The battery part I have not tried yet, but the pair was in a separate charger over night. Just to confirm: they are at ~9.6V each hence 19.22V total across the battery terminals, 19.13V across U2 pins 4, 8 and again a split of ~12.5V across D7 vs. ~6.5V across R6. Greedy little voltage reference. Never knew an LED could do like an investment banker. There's a lot to learn for a newbie.

I would suggest getting your LED working first, since that little circuit is fairly easy to test and debug, and a bunch of parts make use of the LED's reference voltage. You may find more things start working when the LED is fixed. In those links I posted Rocket Scientist eventually figured out that the poster's other problem, of the NJM4556 exploding, was due to setting the PC board on a scrap wire end from the build which shorted some things. :) Not related to the defective LED.
Yes you're right, I remember now. A scrap yard makes for a different kind of proving grounds entirely...

If you are going to have to order another LED, given that shipping is >> than parts cost, I'd suggest getting a couple of LEDs, and another of each of the op amps including U2, and in your case another negative regulator chip, and even a pair of mosfets, to have on hand for further troubleshooting and/or in case something gets accidentally fried with a slipped DMM probe (happens all the time) during troubleshooting. Those parts are all fairly cheap and are the most static sensitive.
Definitely so, if not in the O2 debugging session I can use a few regulators for other projects as well. Got a plastic tube full of OPA2134s though, so the DIP8 spares will be purely O2 insurance.

Thanks again! I guess that concludes my fiddling for today. Will order a set of replacements and keep you posted how things go.

Best regards,
Chris
 
The battery part I have not tried yet, but the pair was in a separate charger over night. Just to confirm: they are at ~9.6V each hence 19.22V total across the battery terminals, 19.13V across U2 pins 4, 8 and again a split of ~12.5V across D7 vs. ~6.5V across R6.
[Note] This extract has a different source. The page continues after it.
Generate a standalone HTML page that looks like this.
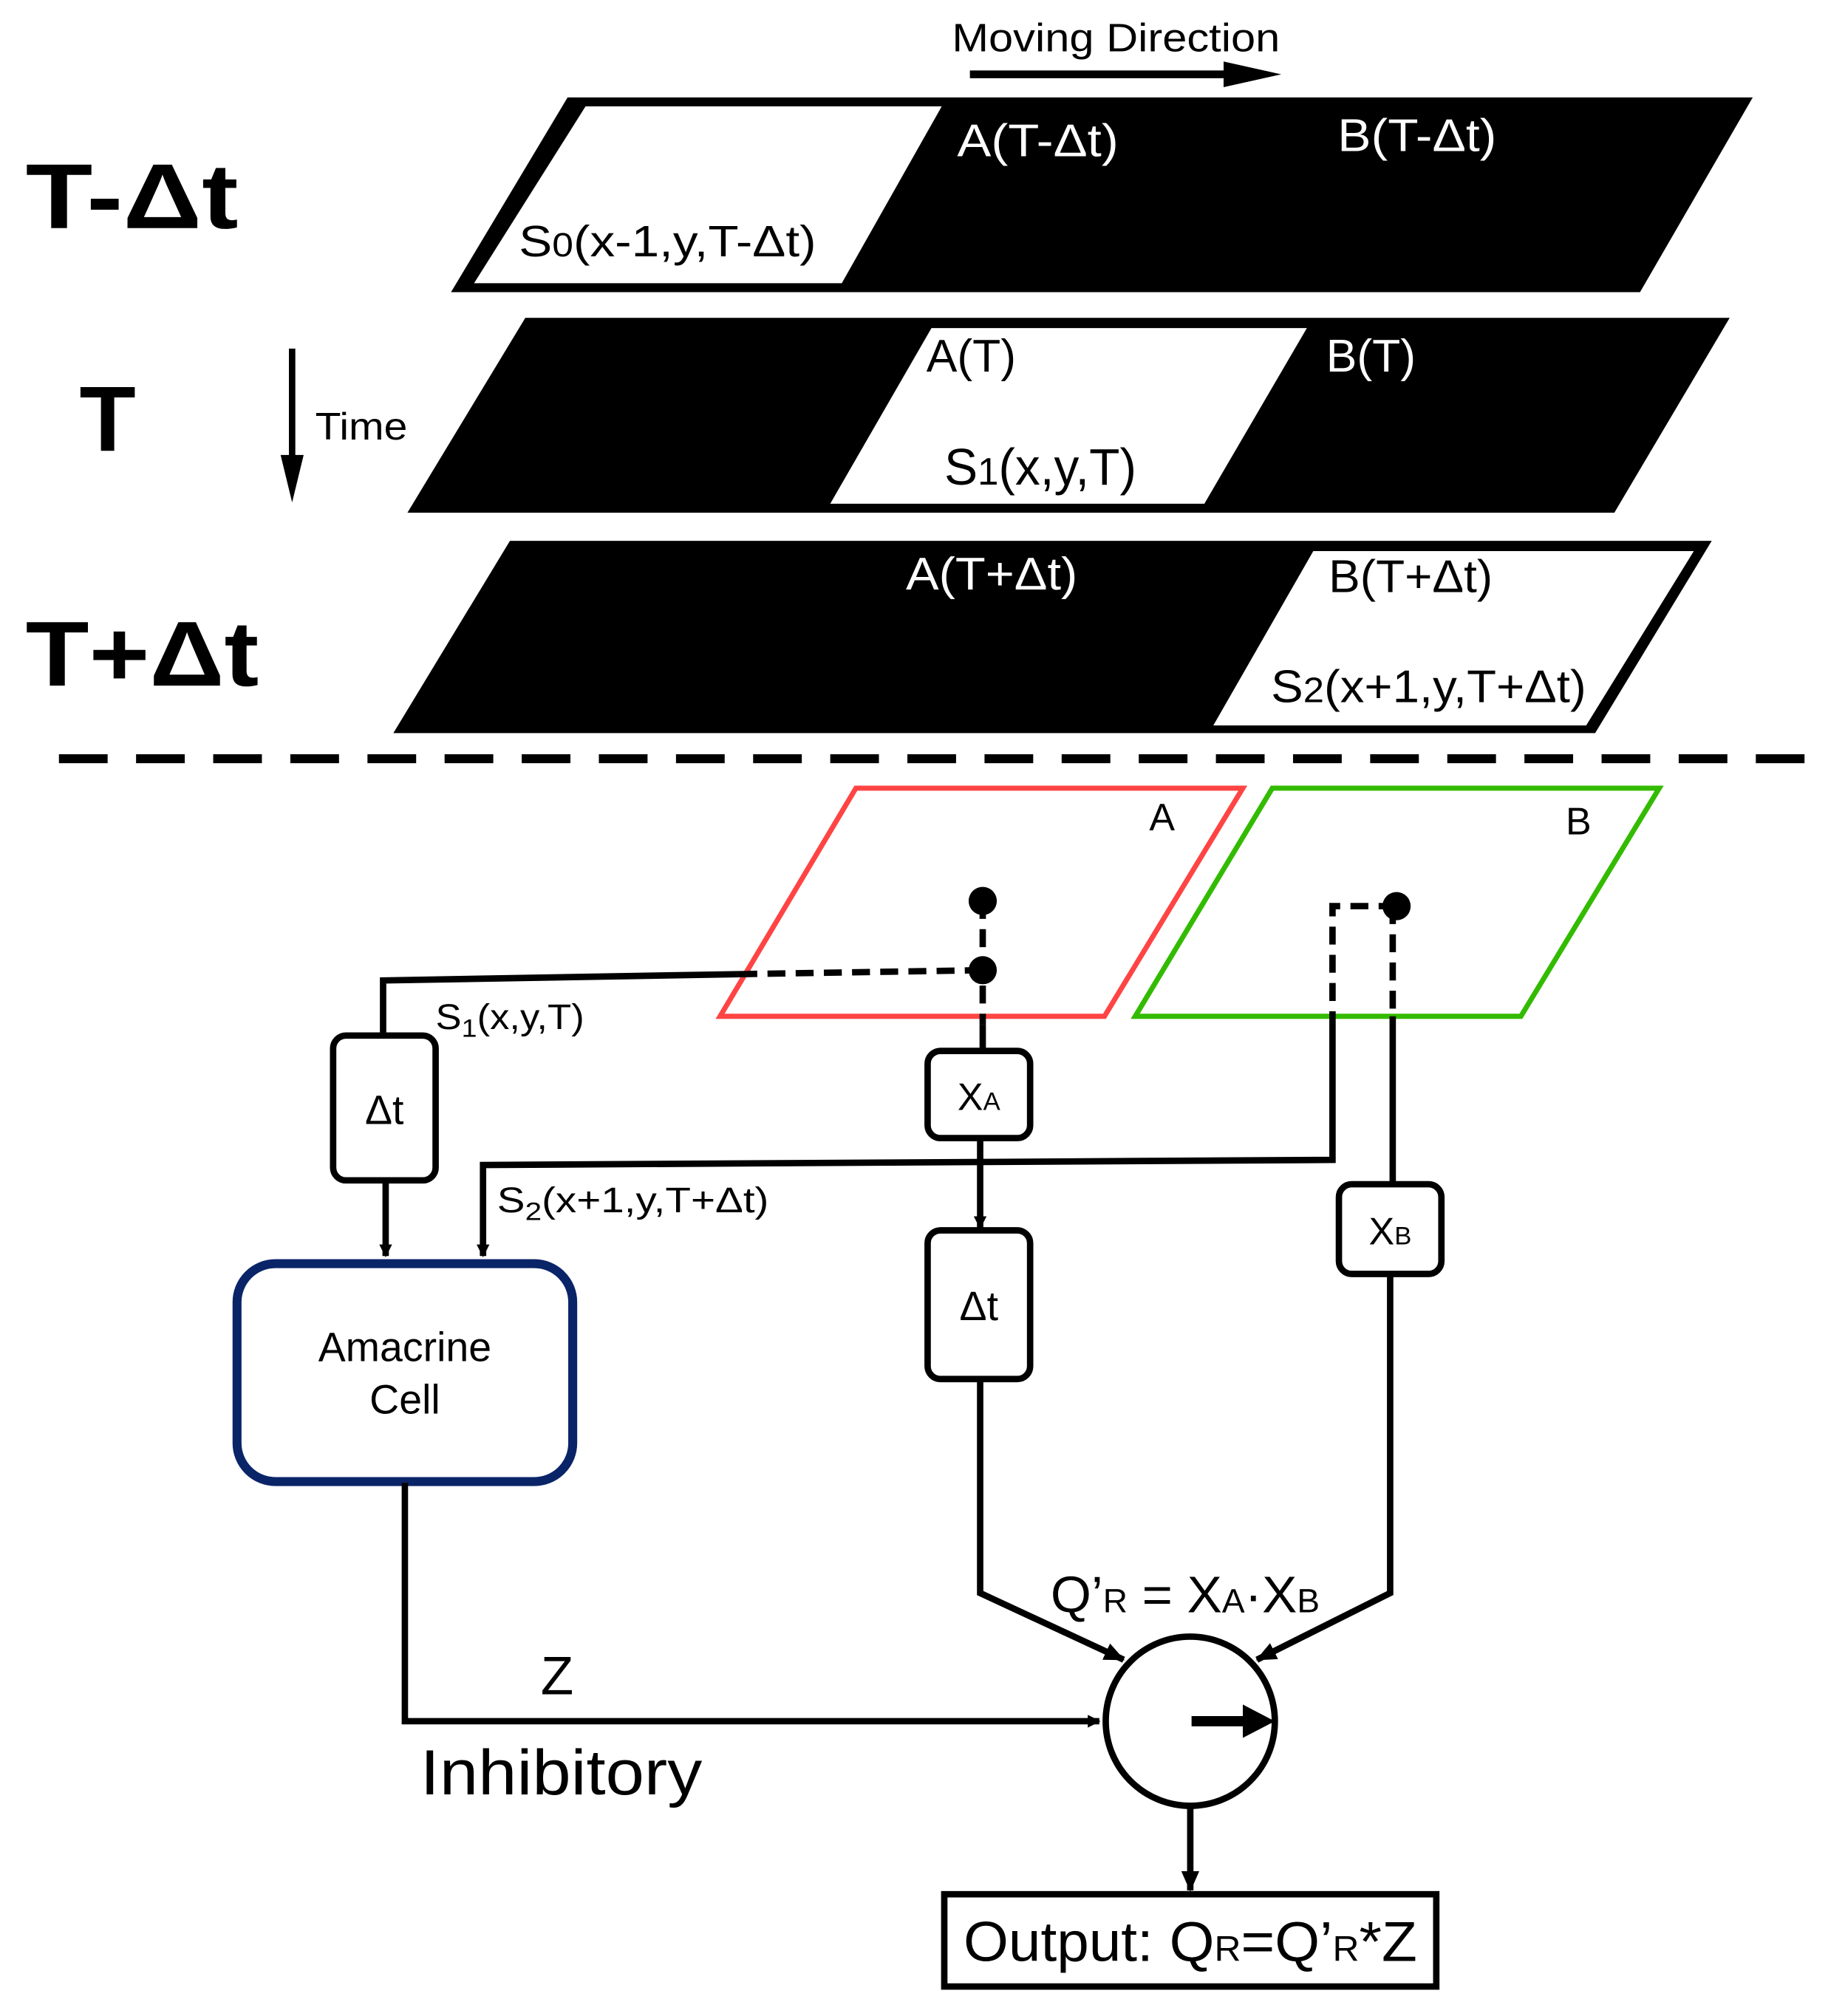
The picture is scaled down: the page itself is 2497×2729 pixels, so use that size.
<!DOCTYPE html>
<html><head><meta charset="utf-8"><style>html,body{margin:0;padding:0;background:#fff}svg{display:block}text{font-family:"Liberation Sans","DejaVu Sans",sans-serif}</style></head>
<body>
<svg width="2497" height="2729" viewBox="0 0 1440 1573" preserveAspectRatio="none" xmlns="http://www.w3.org/2000/svg">
<defs>
<marker id="ah" markerWidth="10" markerHeight="10" refX="9" refY="5" orient="auto" markerUnits="userSpaceOnUse" viewBox="0 0 10 10"><path d="M0,0 L10,5 L0,10 z" fill="#000"/></marker>
<marker id="ah2" markerWidth="16" markerHeight="16" refX="15" refY="8" orient="auto" markerUnits="userSpaceOnUse" viewBox="0 0 16 16"><path d="M0,1 L16,8 L0,15 z" fill="#000"/></marker>
</defs>
<text x="743" y="40" font-size="31" textLength="256" lengthAdjust="spacingAndGlyphs">Moving Direction</text>
<line x1="757" y1="58" x2="978" y2="58" stroke="#000" stroke-width="6"/>
<path d="M955,48 L1000,58 L955,68 z" fill="#000"/>
<text x="20" y="178" font-size="72" font-weight="bold" textLength="166" lengthAdjust="spacingAndGlyphs">T-Δt</text>
<text x="62" y="352" font-size="72" font-weight="bold">T</text>
<text x="20" y="535" font-size="72" font-weight="bold" textLength="182" lengthAdjust="spacingAndGlyphs">T+Δt</text>
<line x1="228" y1="272" x2="228" y2="360" stroke="#000" stroke-width="5"/>
<path d="M219,355 L228,392 L237,355 z" fill="#000"/>
<text x="246" y="343" font-size="30" textLength="72" lengthAdjust="spacingAndGlyphs">Time</text>
<polygon points="443,76 1368,76 1280,228 352,228" fill="#000"/>
<polygon points="457,83 735,83 657,221 370,221" fill="#fff"/>
<text x="747" y="122" font-size="36" fill="#fff" textLength="126" lengthAdjust="spacingAndGlyphs">A(T-Δt)</text>
<text x="1044" y="118" font-size="36" fill="#fff" textLength="124" lengthAdjust="spacingAndGlyphs">B(T-Δt)</text>
<text x="405" y="200" font-size="34" textLength="232" lengthAdjust="spacingAndGlyphs">S<tspan font-size="26">0</tspan>(x-1,y,T-Δt)</text>
<polygon points="410,248 1350,248 1260,400 318,400" fill="#000"/>
<polygon points="727,256 1020,256 940,393 648,393" fill="#fff"/>
<text x="723" y="290" font-size="36">A(T)</text>
<text x="1035" y="290" font-size="36" fill="#fff">B(T)</text>
<text x="737" y="378" font-size="40" textLength="150" lengthAdjust="spacingAndGlyphs">S<tspan font-size="30">1</tspan>(x,y,T)</text>
<polygon points="398,422 1336,422 1245,572 307,572" fill="#000"/>
<polygon points="1025,430 1322,430 1238,566 947,566" fill="#fff"/>
<text x="707" y="460" font-size="36" fill="#fff" textLength="134" lengthAdjust="spacingAndGlyphs">A(T+Δt)</text>
<text x="1037" y="462" font-size="36" textLength="128" lengthAdjust="spacingAndGlyphs">B(T+Δt)</text>
<text x="992" y="548" font-size="36" textLength="246" lengthAdjust="spacingAndGlyphs">S<tspan font-size="28">2</tspan>(x+1,y,T+Δt)</text>
<line x1="46" y1="592" x2="1420" y2="592" stroke="#000" stroke-width="7" stroke-dasharray="38 22.2"/>
<polygon points="668,615 970,615 862,793 562,793" fill="none" stroke="#f44" stroke-width="4"/>
<polygon points="993,615 1295,615 1187,793 886,793" fill="none" stroke="#3b0" stroke-width="4"/>
<text x="897" y="648" font-size="30">A</text>
<text x="1222" y="651" font-size="30">B</text>
<line x1="767" y1="703" x2="767" y2="800" stroke="#000" stroke-width="5" stroke-dasharray="14 8"/>
<line x1="767" y1="800" x2="767" y2="820" stroke="#000" stroke-width="5"/>
<line x1="767" y1="757" x2="582" y2="760" stroke="#000" stroke-width="5" stroke-dasharray="14 8"/>
<polyline points="582,760 299,765 299,808" fill="none" stroke="#000" stroke-width="5"/>
<circle cx="767" cy="703" r="11"/>
<circle cx="767" cy="757" r="11"/>
<polyline points="1090,707 1040,707 1040,793" fill="none" stroke="#000" stroke-width="5" stroke-dasharray="14 8"/>
<line x1="1087" y1="707" x2="1087" y2="793" stroke="#000" stroke-width="5" stroke-dasharray="14 8"/>
<circle cx="1090" cy="707" r="11"/>
<polyline points="1040,793 1040,905 377,909 377,980" fill="none" stroke="#000" stroke-width="5" marker-end="url(#ah)"/>
<line x1="1087" y1="793" x2="1087" y2="924" stroke="#000" stroke-width="5"/>
<rect x="260" y="808" width="80" height="113" rx="10" fill="#fff" stroke="#000" stroke-width="5"/>
<text x="300" y="877" font-size="32" text-anchor="middle">Δt</text>
<line x1="301" y1="921" x2="301" y2="980" stroke="#000" stroke-width="5" marker-end="url(#ah)"/>
<rect x="724" y="820" width="80" height="68" rx="10" fill="#fff" stroke="#000" stroke-width="5"/>
<text x="764" y="866" font-size="30" text-anchor="middle">X<tspan font-size="20">A</tspan></text>
<line x1="765" y1="888" x2="765" y2="958" stroke="#000" stroke-width="5" marker-end="url(#ah)"/>
<rect x="724" y="960" width="80" height="116" rx="10" fill="#fff" stroke="#000" stroke-width="5"/>
<text x="764" y="1030" font-size="32" text-anchor="middle">Δt</text>
<rect x="1045" y="924" width="80" height="70" rx="10" fill="#fff" stroke="#000" stroke-width="5"/>
<text x="1085" y="971" font-size="30" text-anchor="middle">X<tspan font-size="20">B</tspan></text>
<text x="340" y="803" font-size="28" textLength="116" lengthAdjust="spacingAndGlyphs">S<tspan font-size="20" dy="6">1</tspan><tspan dy="-6">(x,y,T)</tspan></text>
<text x="388" y="946" font-size="28" textLength="212" lengthAdjust="spacingAndGlyphs">S<tspan font-size="20" dy="6">2</tspan><tspan dy="-6">(x+1,y,T+Δt)</tspan></text>
<rect x="185" y="986" width="262" height="170" rx="30" fill="#fff" stroke="#0a2468" stroke-width="7"/>
<text x="316" y="1062" font-size="32" text-anchor="middle">Amacrine</text>
<text x="316" y="1103" font-size="32" text-anchor="middle">Cell</text>
<polyline points="316,1157 316,1343 858,1343" fill="none" stroke="#000" stroke-width="5" marker-end="url(#ah)"/>
<text x="422" y="1322" font-size="42">Z</text>
<text x="328" y="1400" font-size="50" textLength="220" lengthAdjust="spacingAndGlyphs">Inhibitory</text>
<polyline points="765,1076 765,1243 877,1295" fill="none" stroke="#000" stroke-width="5" marker-end="url(#ah2)"/>
<polyline points="1085,994 1085,1243 981,1295" fill="none" stroke="#000" stroke-width="5" marker-end="url(#ah2)"/>
<text x="820" y="1258" font-size="40" textLength="210" lengthAdjust="spacingAndGlyphs">Q’<tspan font-size="26">R</tspan> = X<tspan font-size="26">A</tspan>·X<tspan font-size="26">B</tspan></text>
<circle cx="929" cy="1343" r="66" fill="#fff" stroke="#000" stroke-width="5"/>
<line x1="930" y1="1343" x2="975" y2="1343" stroke="#000" stroke-width="8"/>
<path d="M970,1330 L995,1343 L970,1356 z" fill="#000"/>
<line x1="929" y1="1409" x2="929" y2="1475" stroke="#000" stroke-width="5" marker-end="url(#ah2)"/>
<rect x="737" y="1478" width="384" height="72" fill="#fff" stroke="#000" stroke-width="5"/>
<text x="752" y="1530" font-size="44" textLength="354" lengthAdjust="spacingAndGlyphs">Output: Q<tspan font-size="28">R</tspan>=Q’<tspan font-size="28">R</tspan>*Z</text>
</svg>
</body></html>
When LEDs go bad like that all bets are off on how they will behave, with a complete short or total open possible at the two extremes, but I'll bet yours is acting more like a 11.4V zener diode than a resistor. In other words, instead of splitting the battery supply voltage like two resistors in series would do. that bad LED may always maintain 11.4V across it like a zener, with the difference between the power supply voltage and 11.4Vdc being left across the resistor.
 
Just finished assembling my O2 and ODAC into the case. There is one problem though...
I get sound, nothing is smoking or burning or so. But there's something seems to be a bit loose. Was playing some music and though the volum was very low, tried the gain switch too but didn't help much. Then I was about to move the amplifier and then kaboom in my headphones and the volume was back to normal (I had it almost all the way up). Needless to say I almost **** my pants.

Turned the volume back down to normal listening levels and the volume was extremely low, could barely hear something was playing and when I touched either the USB cable, headphone cable or DC input cable the volume was like jumping from extremely low to normal levels.

What could the problem be?
 
Alright, might not be a problem at all... Switched to the USB cable that followed with the ODAC and now it works fine. I had used a longer cable I found in a box so I could use the back USB ports of my computer. Now there's no problem at all, I can lightly bend all the cables and rock them a little and it sound just like normal. Seems I'll have some tough work trying to find a good USB cable...

I do have USB-ports on my Dell U2410 monitor, could I use those ports? I haven't got any USB cable yet between monitor and computer but if I got one, could I use those ports without any loss of audio quality?